The reason they had guards on it was to keep the other guards from trying to escape.
Tell that to the guards who yelled at me...when I didn't realize I had wandered into "no man's land."
As you know, the East Berliners tunneled under the fence...and had to hide the dirt.
You cannot compare the terrain on the TX boder with a fence down the middle of a city. Trust me...because I've seen both!
Rather, the Russian designers set the whole system several feet back into their zone of control ~ in some places a whole lot of feet, but still not all that big an area. Remember, the objective was to STOP MOVEMENT, not control small blocks of farmland or forest. And in some places it seemed to me they'd "curved the line" to improve their field of fire on their own side.
Most likely anyone crossing the actual border and stepping in the East Bloc would find an understanding VOPO willing to shout at him to "get back scheistkopf" ~ or a Russian willing to tell him the same thing.

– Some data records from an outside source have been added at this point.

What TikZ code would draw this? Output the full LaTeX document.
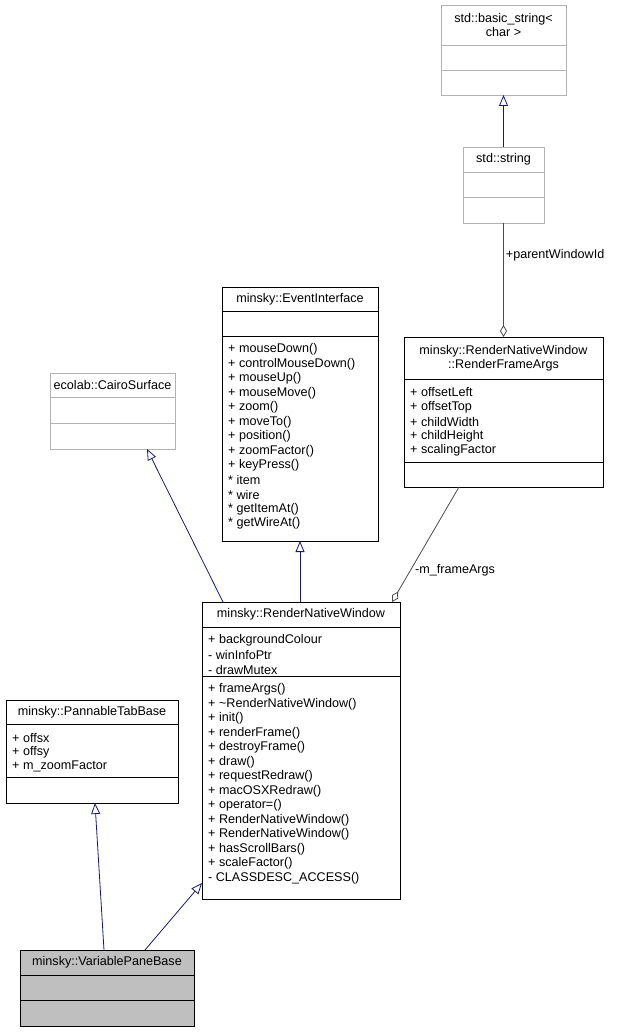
\documentclass[tikz,border=0pt]{standalone}
\usepackage{fontspec}
\setmainfont{Liberation Sans}
\usetikzlibrary{arrows.meta,calc}
\begin{document}
\begin{tikzpicture}[x=1pt,y=-1pt,
  box/.style={draw=black,line width=0.8pt,anchor=north west,inner sep=0pt,outer sep=0pt},
  gbox/.style={box,draw=black!30},
  t/.style={anchor=west,inner sep=0pt,font=\fontsize{12.6}{14}\selectfont},
  tc/.style={anchor=center,inner sep=0pt,align=center,font=\fontsize{12.6}{14}\selectfont},
  inh/.style={draw={rgb,255:red,25;green,25;blue,112},line width=0.8pt,-{Triangle[open,length=11pt,width=9pt]}},
  agg/.style={draw=black!70,line width=0.8pt,-{Diamond[open,length=12pt,width=7pt]}},
  lbl/.style={inner sep=0pt,font=\fontsize{12.6}{14}\selectfont}]
\useasboundingbox (0,0) rectangle (617,1032);
\newcommand\mybox[6]{% style,name,x1,y1,x2,y2
  \node[#1,minimum width=#5pt-#3pt,minimum height=#6pt-#4pt] (#2) at (#3,#4) {};}
% basic_string
\mybox{gbox}{bs}{441}{5}{566}{95}
\draw[black!30,line width=0.8pt] (441,45)--(566,45) (441,70)--(566,70);
\node[tc] at (503.5,25) {std::basic\_string<\\char >};
% string
\mybox{gbox}{str}{463}{147}{544}{223}
\draw[black!30,line width=0.8pt] (463,172)--(544,172) (463,197)--(544,197);
\node[tc] at (503.5,159.5) {std::string};
% EventInterface
\mybox{box}{ei}{222}{287}{378}{541}
\draw[line width=0.8pt] (222,311)--(378,311) (222,336)--(378,336);
\node[tc] at (300,299) {minsky::EventInterface};
\foreach \s [count=\i] in {+ mouseDown(),+ controlMouseDown(),+ mouseUp(),+ mouseMove(),+ zoom(),+ moveTo(),+ position(),+ zoomFactor(),+ keyPress(),* item,* wire,* getItemAt(),* getWireAt()}
  \node[t] at (228,335+14.5*\i) {\s};
% CairoSurface
\mybox{gbox}{cs}{50}{373}{175}{449}
\draw[black!30,line width=0.8pt] (50,397)--(175,397) (50,423)--(175,423);
\node[tc] at (112.5,385) {ecolab::CairoSurface};
% RenderFrameArgs
\mybox{box}{rfa}{404}{337}{603}{487}
\draw[line width=0.8pt] (404,379)--(603,379) (404,462)--(603,462);
\node[tc] at (503.5,358) {minsky::RenderNativeWindow\\::RenderFrameArgs};
\foreach \s [count=\i] in {+ offsetLeft,+ offsetTop,+ childWidth,+ childHeight,+ scalingFactor}
  \node[t] at (410,378+14.5*\i) {\s};
% RenderNativeWindow
\mybox{box}{rnw}{202}{602}{400}{899}
\draw[line width=0.8pt] (202,627)--(400,627) (202,676)--(400,676);
\node[tc] at (301,614.5) {minsky::RenderNativeWindow};
\foreach \s [count=\i] in {+ backgroundColour,- winInfoPtr,- drawMutex}
  \node[t] at (208,626+14.5*\i) {\s};
\foreach \s [count=\i] in {+ frameArgs(),+ \textasciitilde RenderNativeWindow(),+ init(),+ renderFrame(),+ destroyFrame(),+ draw(),+ requestRedraw(),+ macOSXRedraw(),+ operator=(),+ RenderNativeWindow(),+ RenderNativeWindow(),+ hasScrollBars(),+ scaleFactor(),- CLASSDESC\_ACCESS()}
  \node[t] at (208,675+14.5*\i) {\s};
% PannableTabBase
\mybox{box}{ptb}{6}{700}{178}{803}
\draw[line width=0.8pt] (6,724)--(178,724) (6,777)--(178,777);
\node[tc] at (92,712) {minsky::PannableTabBase};
\foreach \s [count=\i] in {+ offsx,+ offsy,+ m\_zoomFactor}
  \node[t] at (12,723+14.5*\i) {\s};
% VariablePaneBase
\node[box,fill=black!25,minimum width=174pt,minimum height=76pt] (vpb) at (20,950) {};
\draw[line width=0.8pt] (20,975)--(194,975) (20,1000)--(194,1000);
\node[tc] at (107,962.5) {minsky::VariablePaneBase};
% edges
\draw[inh] (str.north) -- (bs.south);
\draw[agg] (str.south) -- node[lbl,right=2pt,pos=0.28]{+parentWindowId} (rfa.north);
\draw[inh] ($(rnw.north west)+(21,0)$) -- ($(cs.south west)+(97,0)$);
\draw[inh] ($(rnw.north west)+(98,0)$) -- ($(ei.south west)+(78,0)$);
\draw[agg] ($(rfa.south west)+(55,0)$) -- node[lbl,pos=0.72,right=4pt]{-m\_frameArgs} ($(rnw.north west)+(190,0)$);
\draw[inh] ($(vpb.north west)+(84,0)$) -- ($(ptb.south west)+(89,0)$);
\draw[inh] ($(vpb.north west)+(125,0)$) -- ($(rnw.south west)+(0,-16)$);
\end{tikzpicture}
\end{document}
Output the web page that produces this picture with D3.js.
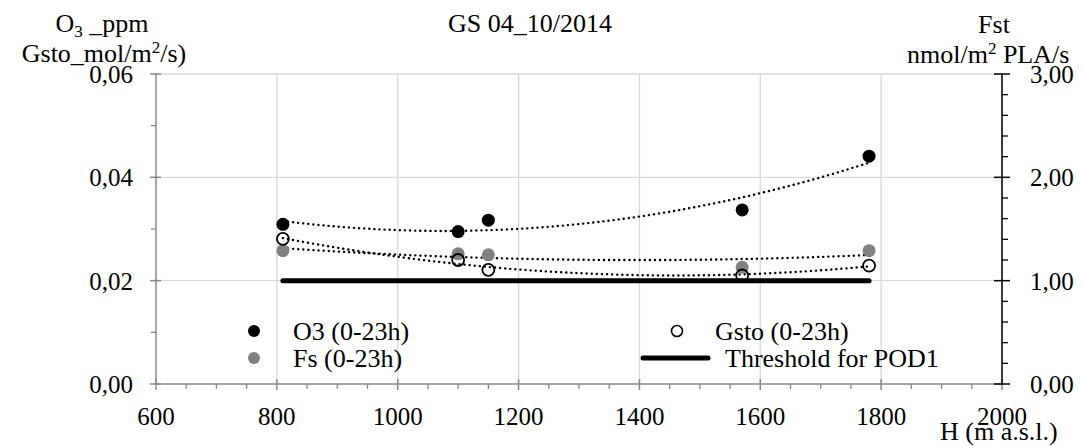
<!DOCTYPE html>
<html><head><meta charset="utf-8">
<script src="https://cdn.jsdelivr.net/npm/d3@7"></script>
<style>
@font-face { font-family: "ChartSerif"; src: local("Liberation Serif"), local("LiberationSerif-Regular"), local("Times New Roman"), local("DejaVu Serif"); }
html body svg#c text, html body svg#c tspan { font-family: "Liberation Serif", "ChartSerif", "Times New Roman", "Tinos", "Nimbus Roman", "FreeSerif", "DejaVu Serif", serif !important; }
</style>
</head><body style="margin:0;background:#fff"><svg id="c" width="1084" height="446" style="display:block"></svg>
<script>
const altitudes = [810, 1100, 1150, 1570, 1780];
const o3 = [0.0309, 0.0295, 0.0317, 0.0337, 0.0441];
const gsto = [0.0281, 0.0240, 0.0221, 0.0210, 0.0229];
const fs = [1.29, 1.26, 1.25, 1.13, 1.29];
const threshold = 1.00;
const xTicks = [600, 800, 1000, 1200, 1400, 1600, 1800, 2000];
const yLeftTicks = [0, 0.02, 0.04, 0.06];
const yRightTicks = [0, 1, 2, 3];

const svg = d3.select('#c');
const L = 156, R = 1002, T = 74, B = 384;
const x = d3.scaleLinear().domain([600, 2000]).range([L, R]);
const yL = d3.scaleLinear().domain([0, 0.06]).range([B, T]);
const yR = d3.scaleLinear().domain([0, 3]).range([B, T]);
const fmt = d => d.toFixed(2).replace('.', ',');
const grid = '#d9d9d9', axc = '#888';
const TICK_FS = 25, LAB_FS = 26;
const FONT = '"Liberation Serif", "Times New Roman", "DejaVu Serif", serif';
function txt(sel) { return sel.append('text').attr('font-family', FONT).style('font-family', '"Liberation Serif"'); }

// gridlines
svg.append('g').selectAll('line').data(xTicks.slice(1)).join('line')
  .attr('x1', d => x(d)).attr('x2', d => x(d)).attr('y1', T).attr('y2', B)
  .attr('stroke', grid).attr('stroke-width', 1.3);
svg.append('g').selectAll('line').data(yLeftTicks.slice(1)).join('line')
  .attr('x1', L).attr('x2', R).attr('y1', d => yL(d)).attr('y2', d => yL(d))
  .attr('stroke', grid).attr('stroke-width', 1.3);

// x axis
const gx = svg.append('g');
gx.append('line').attr('x1', L).attr('x2', R).attr('y1', B).attr('y2', B).attr('stroke', axc).attr('stroke-width', 1.5);
gx.selectAll('.mn').data(d3.range(650, 2000, 50).filter(v => v % 200)).join('line')
  .attr('x1', d => x(d)).attr('x2', d => x(d)).attr('y1', B).attr('y2', B + 5).attr('stroke', axc).attr('stroke-width', 1.3);
gx.selectAll('.mj').data(xTicks).join('line')
  .attr('x1', d => x(d)).attr('x2', d => x(d)).attr('y1', B - 5).attr('y2', B + 6).attr('stroke', axc).attr('stroke-width', 1.5);
xTicks.forEach(d => txt(gx).attr('x', x(d)).attr('y', B + 41).attr('text-anchor', 'middle').attr('font-size', TICK_FS).text(d));

// left axis
const gl = svg.append('g');
gl.append('line').attr('x1', L).attr('x2', L).attr('y1', T).attr('y2', B).attr('stroke', axc).attr('stroke-width', 1.5);
gl.selectAll('.mn').data([0.01, 0.03, 0.05]).join('line')
  .attr('x1', L - 5).attr('x2', L).attr('y1', d => yL(d)).attr('y2', d => yL(d)).attr('stroke', axc).attr('stroke-width', 1.3);
gl.selectAll('.mj').data(yLeftTicks).join('line')
  .attr('x1', L - 6).attr('x2', L + 5).attr('y1', d => yL(d)).attr('y2', d => yL(d)).attr('stroke', axc).attr('stroke-width', 1.5);
yLeftTicks.forEach(d => txt(gl).attr('x', 133).attr('y', yL(d) + 9).attr('text-anchor', 'end').attr('font-size', TICK_FS).text(fmt(d)));

// right axis
const gr = svg.append('g');
gr.append('line').attr('x1', R).attr('x2', R).attr('y1', T).attr('y2', B).attr('stroke', '#000').attr('stroke-width', 1.5);
gr.selectAll('.mn').data(d3.range(0.2, 3, 0.2).filter(v => Math.abs(v - Math.round(v)) > 0.01)).join('line')
  .attr('x1', R).attr('x2', R + 6).attr('y1', d => yR(d)).attr('y2', d => yR(d)).attr('stroke', '#000').attr('stroke-width', 1.3);
gr.selectAll('.mj').data(yRightTicks).join('line')
  .attr('x1', R - 8).attr('x2', R + 8).attr('y1', d => yR(d)).attr('y2', d => yR(d)).attr('stroke', '#000').attr('stroke-width', 1.5);
yRightTicks.forEach(d => txt(gr).attr('x', 1030).attr('y', yR(d) + 9).attr('font-size', TICK_FS).text(fmt(d)));

// quadratic least squares trendline (as the spreadsheet's poly-2 trendline)
function polyFit(xs, ys) {
  let S = [0,0,0,0,0], Sy = [0,0,0];
  xs.forEach((xi, i) => { for (let k = 0; k < 5; k++) S[k] += Math.pow(xi, k); for (let k = 0; k < 3; k++) Sy[k] += ys[i] * Math.pow(xi, k); });
  const A = [[S[0],S[1],S[2],Sy[0]],[S[1],S[2],S[3],Sy[1]],[S[2],S[3],S[4],Sy[2]]];
  for (let i = 0; i < 3; i++) { for (let j = i + 1; j < 3; j++) { const f = A[j][i] / A[i][i]; for (let k = i; k < 4; k++) A[j][k] -= f * A[i][k]; } }
  const c = [0,0,0];
  for (let i = 2; i >= 0; i--) { let s = A[i][3]; for (let k = i + 1; k < 3; k++) s -= A[i][k] * c[k]; c[i] = s / A[i][i]; }
  return v => c[0] + c[1] * v + c[2] * v * v;
}
const xs = altitudes.map(a => (a - 1000) / 1000);
const trendX = d3.range(altitudes[0], altitudes[altitudes.length - 1] + 1, 5);
function trend(vals, ys) {
  const f = polyFit(xs, vals);
  svg.append('path').datum(trendX)
    .attr('d', d3.line().x(d => x(d)).y(d => ys(f((d - 1000) / 1000))))
    .attr('fill', 'none').attr('stroke', '#000').attr('stroke-width', 2.4)
    .attr('stroke-dasharray', '0.1,5').attr('stroke-linecap', 'round');
}
trend(o3, yL); trend(gsto, yL); trend(fs, yR);

// threshold
svg.append('line').attr('x1', x(altitudes[0])).attr('x2', x(altitudes[altitudes.length - 1]))
  .attr('y1', yR(threshold)).attr('y2', yR(threshold)).attr('stroke', '#000').attr('stroke-width', 5).attr('stroke-linecap', 'round');

// points
svg.append('g').selectAll('circle').data(altitudes).join('circle')
  .attr('cx', d => x(d)).attr('cy', (d, i) => yR(fs[i])).attr('r', 6.5).attr('fill', '#808080');
svg.append('g').selectAll('circle').data(altitudes).join('circle')
  .attr('cx', d => x(d)).attr('cy', (d, i) => yL(o3[i])).attr('r', 6.5).attr('fill', '#000');
svg.append('g').selectAll('circle').data(altitudes).join('circle')
  .attr('cx', d => x(d)).attr('cy', (d, i) => yL(gsto[i])).attr('r', 6).attr('fill', 'none').attr('stroke', '#000').attr('stroke-width', 1.8);

// legend
const lg = svg.append('g');
lg.append('circle').attr('cx', 254).attr('cy', 331).attr('r', 6).attr('fill', '#000');
txt(lg).attr('x', 293).attr('y', 340).attr('font-size', LAB_FS).text('O3 (0-23h)');
lg.append('circle').attr('cx', 254).attr('cy', 358).attr('r', 6).attr('fill', '#808080');
txt(lg).attr('x', 293).attr('y', 367).attr('font-size', LAB_FS).text('Fs (0-23h)');
lg.append('circle').attr('cx', 677).attr('cy', 331).attr('r', 5.5).attr('fill', 'none').attr('stroke', '#000').attr('stroke-width', 1.6);
txt(lg).attr('x', 715).attr('y', 340).attr('font-size', LAB_FS).text('Gsto (0-23h)');
lg.append('line').attr('x1', 643).attr('x2', 708).attr('y1', 358).attr('y2', 358).attr('stroke', '#000').attr('stroke-width', 5).attr('stroke-linecap', 'round');
txt(lg).attr('x', 725).attr('y', 367).attr('font-size', LAB_FS).text('Threshold for POD1');

// titles
txt(svg).attr('x', 530).attr('y', 32).attr('text-anchor', 'middle').attr('font-size', LAB_FS).text('GS 04_10/2014');
const t1 = txt(svg).attr('x', 102).attr('y', 32).attr('text-anchor', 'middle').attr('font-size', LAB_FS);
t1.append('tspan').text('O');
t1.append('tspan').attr('font-size', 17).attr('dy', 5).text('3');
t1.append('tspan').attr('dy', -5).text(' _ppm');
const t2 = txt(svg).attr('x', 104).attr('y', 62).attr('text-anchor', 'middle').attr('font-size', LAB_FS);
t2.append('tspan').text('Gsto_mol/m');
t2.append('tspan').attr('font-size', 17).attr('dy', -9).text('2');
t2.append('tspan').attr('dy', 9).text('/s)');
txt(svg).attr('x', 994).attr('y', 33).attr('text-anchor', 'middle').attr('font-size', LAB_FS).text('Fst');
const t3 = txt(svg).attr('x', 907).attr('y', 63).attr('font-size', LAB_FS);
t3.append('tspan').text('nmol/m');
t3.append('tspan').attr('font-size', 17).attr('dy', -9).text('2');
t3.append('tspan').attr('dy', 9).text(' PLA/s');
txt(svg).attr('x', 940).attr('y', 440).attr('font-size', LAB_FS).text('H (m a.s.l.)');
</script></body></html>
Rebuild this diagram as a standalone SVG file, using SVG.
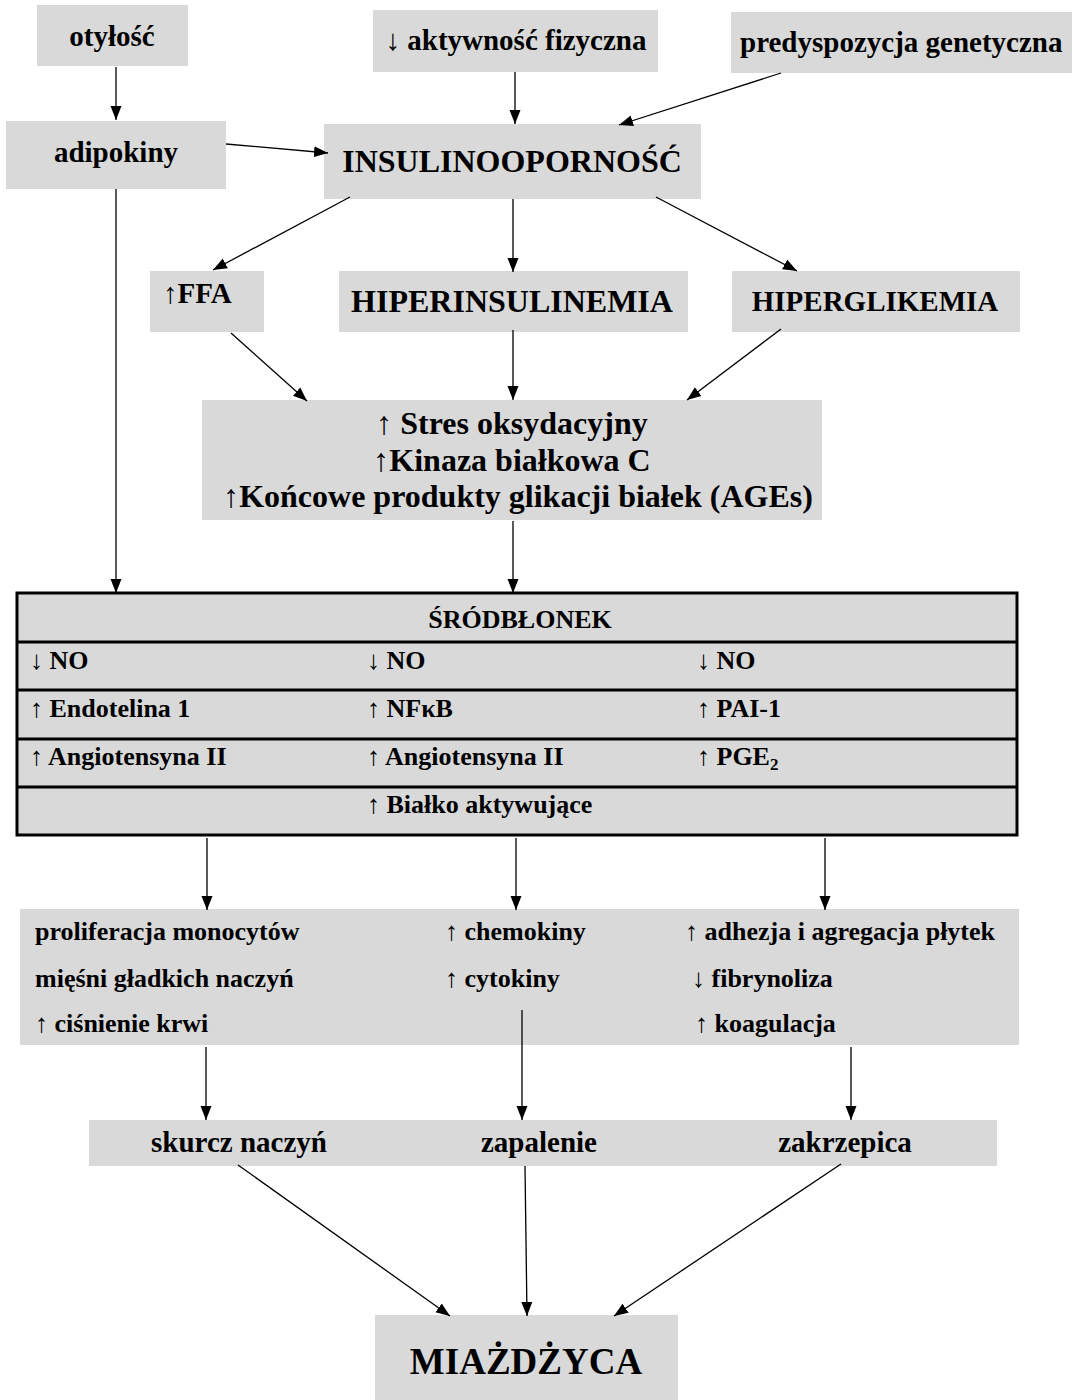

They all had a vested interest in NOT having to go out there to pick up the pieces from some fool who'd blown himself up. It takes more than a day and is not done without risk. There were little poppers everywhere, plus the bigger antipersonnel mines, plus the vehicle mines ~ and nobody on either side of the border wanted to be bothered with any of them going off. Maybe the big dogs in Moscow or Washington did, but not the guys down on the border.